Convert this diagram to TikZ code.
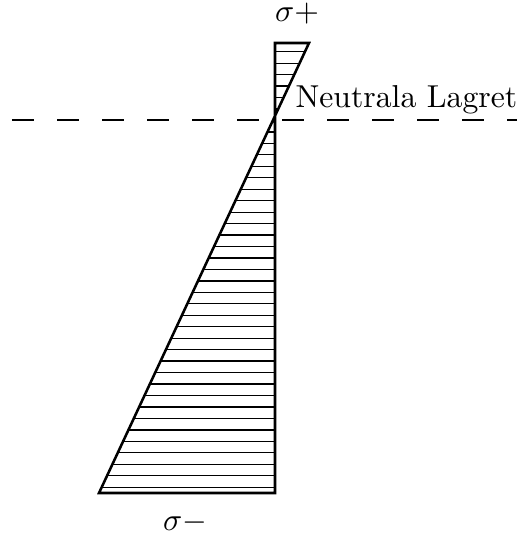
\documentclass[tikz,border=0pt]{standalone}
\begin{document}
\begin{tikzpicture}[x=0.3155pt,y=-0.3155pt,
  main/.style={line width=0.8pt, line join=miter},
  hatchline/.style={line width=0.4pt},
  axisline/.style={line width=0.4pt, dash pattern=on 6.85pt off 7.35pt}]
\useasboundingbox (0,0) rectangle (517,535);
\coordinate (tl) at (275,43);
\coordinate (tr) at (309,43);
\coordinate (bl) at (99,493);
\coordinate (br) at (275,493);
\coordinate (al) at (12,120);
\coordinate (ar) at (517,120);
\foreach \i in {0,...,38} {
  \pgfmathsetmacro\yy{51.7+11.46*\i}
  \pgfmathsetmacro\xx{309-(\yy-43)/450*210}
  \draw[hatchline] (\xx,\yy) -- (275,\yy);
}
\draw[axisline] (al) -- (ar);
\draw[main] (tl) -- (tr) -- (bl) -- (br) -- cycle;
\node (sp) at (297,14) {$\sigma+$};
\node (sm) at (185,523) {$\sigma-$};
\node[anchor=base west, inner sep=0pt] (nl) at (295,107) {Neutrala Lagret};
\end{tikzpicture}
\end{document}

◆ ◆ ◆ ◆ ◆

■ **Directions for this task**: Transcribe the material exactly, keeping every word and none of the pictures.

■ **Exercise output**:
Convert this diagram to TikZ code.
\documentclass[tikz,border=0pt]{standalone}
\begin{document}
\begin{tikzpicture}[x=0.3155pt,y=-0.3155pt,
  main/.style={line width=0.8pt, line join=miter},
  hatchline/.style={line width=0.4pt},
  axisline/.style={line width=0.4pt, dash pattern=on 6.85pt off 7.35pt}]
\useasboundingbox (0,0) rectangle (517,535);
\coordinate (tl) at (275,43);
\coordinate (tr) at (309,43);
\coordinate (bl) at (99,493);
\coordinate (br) at (275,493);
\coordinate (al) at (12,120);
\coordinate (ar) at (517,120);
\foreach \i in {0,...,38} {
  \pgfmathsetmacro\yy{51.7+11.46*\i}
  \pgfmathsetmacro\xx{309-(\yy-43)/450*210}
  \draw[hatchline] (\xx,\yy) -- (275,\yy);
}
\draw[axisline] (al) -- (ar);
\draw[main] (tl) -- (tr) -- (bl) -- (br) -- cycle;
\node (sp) at (297,14) {$\sigma+$};
\node (sm) at (185,523) {$\sigma-$};
\node[anchor=base west, inner sep=0pt] (nl) at (295,107) {Neutrala Lagret};
\end{tikzpicture}
\end{document}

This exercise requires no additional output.